--- begin TASK DATA ---

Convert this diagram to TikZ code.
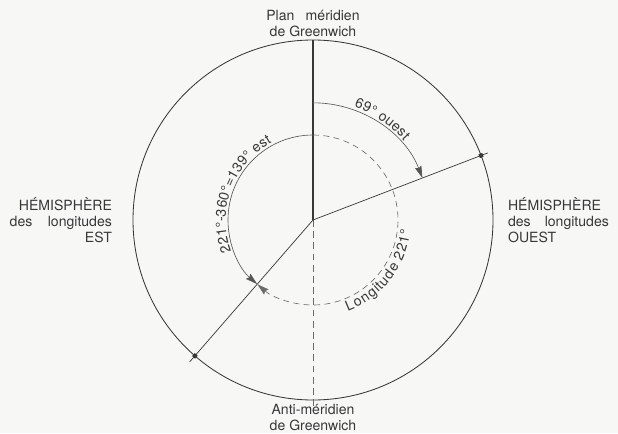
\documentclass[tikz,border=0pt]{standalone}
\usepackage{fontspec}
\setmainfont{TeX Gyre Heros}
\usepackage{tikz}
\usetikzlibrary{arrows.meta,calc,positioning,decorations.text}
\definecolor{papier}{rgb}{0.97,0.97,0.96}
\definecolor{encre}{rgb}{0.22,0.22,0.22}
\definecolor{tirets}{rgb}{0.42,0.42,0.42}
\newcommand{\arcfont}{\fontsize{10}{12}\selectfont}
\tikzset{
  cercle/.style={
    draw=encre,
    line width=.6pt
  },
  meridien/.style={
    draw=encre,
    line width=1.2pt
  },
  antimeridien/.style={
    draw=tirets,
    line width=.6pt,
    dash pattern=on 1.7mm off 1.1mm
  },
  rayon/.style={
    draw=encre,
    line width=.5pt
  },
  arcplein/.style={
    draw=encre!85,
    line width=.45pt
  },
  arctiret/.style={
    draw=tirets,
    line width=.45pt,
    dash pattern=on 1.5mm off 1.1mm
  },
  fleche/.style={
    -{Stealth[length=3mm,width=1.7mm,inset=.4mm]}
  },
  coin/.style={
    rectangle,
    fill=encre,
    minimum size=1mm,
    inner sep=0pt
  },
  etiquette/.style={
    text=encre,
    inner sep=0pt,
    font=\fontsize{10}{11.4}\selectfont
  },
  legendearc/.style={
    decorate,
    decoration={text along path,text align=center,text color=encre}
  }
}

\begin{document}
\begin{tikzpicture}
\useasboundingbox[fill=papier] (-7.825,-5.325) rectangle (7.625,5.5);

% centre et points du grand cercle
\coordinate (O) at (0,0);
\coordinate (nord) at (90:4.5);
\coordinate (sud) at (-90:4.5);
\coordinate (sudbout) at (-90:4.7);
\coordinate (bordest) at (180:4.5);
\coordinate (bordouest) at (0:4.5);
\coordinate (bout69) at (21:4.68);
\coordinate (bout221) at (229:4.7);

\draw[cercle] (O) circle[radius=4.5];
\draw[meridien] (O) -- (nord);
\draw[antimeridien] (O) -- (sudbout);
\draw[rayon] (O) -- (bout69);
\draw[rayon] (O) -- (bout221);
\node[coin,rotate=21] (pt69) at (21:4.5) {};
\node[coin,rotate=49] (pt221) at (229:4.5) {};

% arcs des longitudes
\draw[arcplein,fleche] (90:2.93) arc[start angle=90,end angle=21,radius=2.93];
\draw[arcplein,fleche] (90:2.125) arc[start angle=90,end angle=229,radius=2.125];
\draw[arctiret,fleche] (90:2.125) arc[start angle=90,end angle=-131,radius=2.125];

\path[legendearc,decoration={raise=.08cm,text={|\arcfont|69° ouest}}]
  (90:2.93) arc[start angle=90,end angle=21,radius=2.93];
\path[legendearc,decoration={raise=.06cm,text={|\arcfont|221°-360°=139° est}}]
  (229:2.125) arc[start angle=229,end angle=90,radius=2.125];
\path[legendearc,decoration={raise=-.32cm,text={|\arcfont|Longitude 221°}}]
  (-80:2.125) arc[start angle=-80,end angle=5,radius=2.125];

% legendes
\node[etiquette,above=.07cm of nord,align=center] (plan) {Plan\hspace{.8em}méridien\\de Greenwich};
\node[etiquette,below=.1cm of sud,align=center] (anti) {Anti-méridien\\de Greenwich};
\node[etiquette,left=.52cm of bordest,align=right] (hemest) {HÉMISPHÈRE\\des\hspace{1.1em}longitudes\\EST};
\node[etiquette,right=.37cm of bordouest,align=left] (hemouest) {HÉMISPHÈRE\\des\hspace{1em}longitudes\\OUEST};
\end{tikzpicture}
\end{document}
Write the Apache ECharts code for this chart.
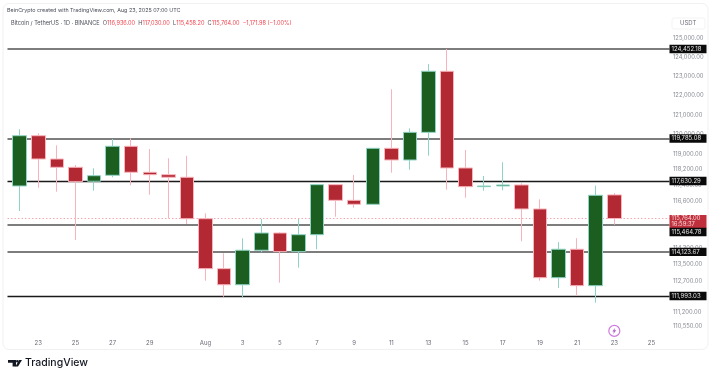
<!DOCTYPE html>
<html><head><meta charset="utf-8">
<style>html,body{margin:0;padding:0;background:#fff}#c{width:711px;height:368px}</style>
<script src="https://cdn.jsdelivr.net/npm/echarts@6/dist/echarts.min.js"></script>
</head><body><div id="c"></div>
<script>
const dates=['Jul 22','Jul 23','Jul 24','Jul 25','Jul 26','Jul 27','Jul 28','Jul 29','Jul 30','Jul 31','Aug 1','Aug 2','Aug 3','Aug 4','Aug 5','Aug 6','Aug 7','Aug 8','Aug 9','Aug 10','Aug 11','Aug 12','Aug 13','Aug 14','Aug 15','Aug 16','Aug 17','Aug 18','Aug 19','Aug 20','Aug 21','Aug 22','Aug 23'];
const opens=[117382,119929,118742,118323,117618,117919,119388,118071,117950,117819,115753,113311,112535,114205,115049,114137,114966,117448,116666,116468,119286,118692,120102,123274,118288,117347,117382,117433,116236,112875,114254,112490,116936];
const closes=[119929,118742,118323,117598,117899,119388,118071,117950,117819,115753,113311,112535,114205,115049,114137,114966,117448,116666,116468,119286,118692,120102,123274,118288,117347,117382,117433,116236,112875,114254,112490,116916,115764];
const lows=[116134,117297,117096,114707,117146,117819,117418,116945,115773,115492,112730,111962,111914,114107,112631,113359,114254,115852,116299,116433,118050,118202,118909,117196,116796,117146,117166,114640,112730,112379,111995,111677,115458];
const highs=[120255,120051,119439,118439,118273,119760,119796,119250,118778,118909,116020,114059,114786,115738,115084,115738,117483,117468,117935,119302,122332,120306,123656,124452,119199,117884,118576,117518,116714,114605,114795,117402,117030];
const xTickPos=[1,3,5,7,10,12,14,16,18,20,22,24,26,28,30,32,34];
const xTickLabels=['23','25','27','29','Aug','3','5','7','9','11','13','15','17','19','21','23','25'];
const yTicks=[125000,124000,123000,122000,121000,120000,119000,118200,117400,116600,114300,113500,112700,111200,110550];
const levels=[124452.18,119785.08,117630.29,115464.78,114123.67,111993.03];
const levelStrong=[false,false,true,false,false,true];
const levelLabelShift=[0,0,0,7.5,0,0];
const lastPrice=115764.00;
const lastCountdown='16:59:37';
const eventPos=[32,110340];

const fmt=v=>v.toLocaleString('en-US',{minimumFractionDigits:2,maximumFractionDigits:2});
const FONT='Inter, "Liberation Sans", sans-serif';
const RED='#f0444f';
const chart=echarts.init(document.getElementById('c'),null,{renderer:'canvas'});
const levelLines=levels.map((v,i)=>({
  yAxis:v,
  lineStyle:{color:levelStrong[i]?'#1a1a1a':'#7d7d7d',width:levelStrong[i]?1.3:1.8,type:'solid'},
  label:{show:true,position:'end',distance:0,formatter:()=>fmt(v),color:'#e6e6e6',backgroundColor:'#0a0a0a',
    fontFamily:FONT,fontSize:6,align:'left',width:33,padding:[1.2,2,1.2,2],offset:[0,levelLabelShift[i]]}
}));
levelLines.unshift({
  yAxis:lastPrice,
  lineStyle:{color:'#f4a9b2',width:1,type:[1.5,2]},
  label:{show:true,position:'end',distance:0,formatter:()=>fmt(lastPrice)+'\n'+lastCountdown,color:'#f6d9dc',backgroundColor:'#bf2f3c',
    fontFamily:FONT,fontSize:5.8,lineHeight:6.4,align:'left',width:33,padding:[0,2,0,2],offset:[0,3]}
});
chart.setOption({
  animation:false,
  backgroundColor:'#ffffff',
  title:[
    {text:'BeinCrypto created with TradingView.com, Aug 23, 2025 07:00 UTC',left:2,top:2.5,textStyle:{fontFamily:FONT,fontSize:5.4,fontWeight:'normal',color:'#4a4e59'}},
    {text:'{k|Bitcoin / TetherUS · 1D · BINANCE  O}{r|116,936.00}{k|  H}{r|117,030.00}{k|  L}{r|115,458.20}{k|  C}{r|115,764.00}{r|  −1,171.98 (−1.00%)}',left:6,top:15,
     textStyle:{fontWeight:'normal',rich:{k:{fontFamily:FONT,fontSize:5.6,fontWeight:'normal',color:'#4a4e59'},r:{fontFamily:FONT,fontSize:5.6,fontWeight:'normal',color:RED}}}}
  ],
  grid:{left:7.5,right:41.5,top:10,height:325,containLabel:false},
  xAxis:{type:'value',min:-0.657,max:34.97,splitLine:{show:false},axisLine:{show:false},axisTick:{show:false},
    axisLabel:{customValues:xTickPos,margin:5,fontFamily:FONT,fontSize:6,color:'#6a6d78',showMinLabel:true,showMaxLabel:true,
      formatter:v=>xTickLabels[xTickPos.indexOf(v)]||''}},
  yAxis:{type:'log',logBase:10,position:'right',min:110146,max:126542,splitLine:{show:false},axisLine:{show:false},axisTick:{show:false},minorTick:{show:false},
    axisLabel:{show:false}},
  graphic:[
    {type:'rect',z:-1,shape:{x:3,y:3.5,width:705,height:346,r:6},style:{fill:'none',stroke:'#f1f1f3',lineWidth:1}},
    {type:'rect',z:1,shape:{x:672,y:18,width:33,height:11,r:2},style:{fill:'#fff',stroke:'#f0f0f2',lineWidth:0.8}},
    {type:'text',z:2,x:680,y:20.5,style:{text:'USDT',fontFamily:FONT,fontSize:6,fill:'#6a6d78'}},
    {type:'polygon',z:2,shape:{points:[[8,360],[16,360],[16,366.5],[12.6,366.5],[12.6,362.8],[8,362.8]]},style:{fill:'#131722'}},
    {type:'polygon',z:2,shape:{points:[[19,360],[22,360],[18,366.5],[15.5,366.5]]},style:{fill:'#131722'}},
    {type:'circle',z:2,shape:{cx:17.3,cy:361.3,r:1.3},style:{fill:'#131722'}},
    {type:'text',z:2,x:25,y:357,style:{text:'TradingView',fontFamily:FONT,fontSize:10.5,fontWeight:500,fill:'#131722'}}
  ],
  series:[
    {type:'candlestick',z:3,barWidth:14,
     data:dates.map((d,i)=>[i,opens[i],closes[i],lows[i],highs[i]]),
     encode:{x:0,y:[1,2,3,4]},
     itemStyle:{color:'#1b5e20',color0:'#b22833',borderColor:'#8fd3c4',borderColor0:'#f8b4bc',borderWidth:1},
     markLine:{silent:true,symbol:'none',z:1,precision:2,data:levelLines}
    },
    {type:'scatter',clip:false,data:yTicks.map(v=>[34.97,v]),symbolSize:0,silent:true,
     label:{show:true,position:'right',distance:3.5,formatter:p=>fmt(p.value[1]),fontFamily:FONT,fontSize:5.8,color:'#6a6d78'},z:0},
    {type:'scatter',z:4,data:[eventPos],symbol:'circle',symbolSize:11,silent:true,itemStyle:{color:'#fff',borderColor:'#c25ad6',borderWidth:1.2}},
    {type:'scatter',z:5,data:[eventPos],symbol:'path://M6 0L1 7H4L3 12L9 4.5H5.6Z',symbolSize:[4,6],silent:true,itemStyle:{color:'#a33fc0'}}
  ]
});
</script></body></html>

--- end TASK DATA ---

Return the lines exactly as they stand, from the start of the entries through the line holding "(pt221) at (229:4.5)"; omit the pictures.

Convert this diagram to TikZ code.
\documentclass[tikz,border=0pt]{standalone}
\usepackage{fontspec}
\setmainfont{TeX Gyre Heros}
\usepackage{tikz}
\usetikzlibrary{arrows.meta,calc,positioning,decorations.text}
\definecolor{papier}{rgb}{0.97,0.97,0.96}
\definecolor{encre}{rgb}{0.22,0.22,0.22}
\definecolor{tirets}{rgb}{0.42,0.42,0.42}
\newcommand{\arcfont}{\fontsize{10}{12}\selectfont}
\tikzset{
  cercle/.style={
    draw=encre,
    line width=.6pt
  },
  meridien/.style={
    draw=encre,
    line width=1.2pt
  },
  antimeridien/.style={
    draw=tirets,
    line width=.6pt,
    dash pattern=on 1.7mm off 1.1mm
  },
  rayon/.style={
    draw=encre,
    line width=.5pt
  },
  arcplein/.style={
    draw=encre!85,
    line width=.45pt
  },
  arctiret/.style={
    draw=tirets,
    line width=.45pt,
    dash pattern=on 1.5mm off 1.1mm
  },
  fleche/.style={
    -{Stealth[length=3mm,width=1.7mm,inset=.4mm]}
  },
  coin/.style={
    rectangle,
    fill=encre,
    minimum size=1mm,
    inner sep=0pt
  },
  etiquette/.style={
    text=encre,
    inner sep=0pt,
    font=\fontsize{10}{11.4}\selectfont
  },
  legendearc/.style={
    decorate,
    decoration={text along path,text align=center,text color=encre}
  }
}

\begin{document}
\begin{tikzpicture}
\useasboundingbox[fill=papier] (-7.825,-5.325) rectangle (7.625,5.5);

% centre et points du grand cercle
\coordinate (O) at (0,0);
\coordinate (nord) at (90:4.5);
\coordinate (sud) at (-90:4.5);
\coordinate (sudbout) at (-90:4.7);
\coordinate (bordest) at (180:4.5);
\coordinate (bordouest) at (0:4.5);
\coordinate (bout69) at (21:4.68);
\coordinate (bout221) at (229:4.7);

\draw[cercle] (O) circle[radius=4.5];
\draw[meridien] (O) -- (nord);
\draw[antimeridien] (O) -- (sudbout);
\draw[rayon] (O) -- (bout69);
\draw[rayon] (O) -- (bout221);
\node[coin,rotate=21] (pt69) at (21:4.5) {};
\node[coin,rotate=49] (pt221) at (229:4.5) {};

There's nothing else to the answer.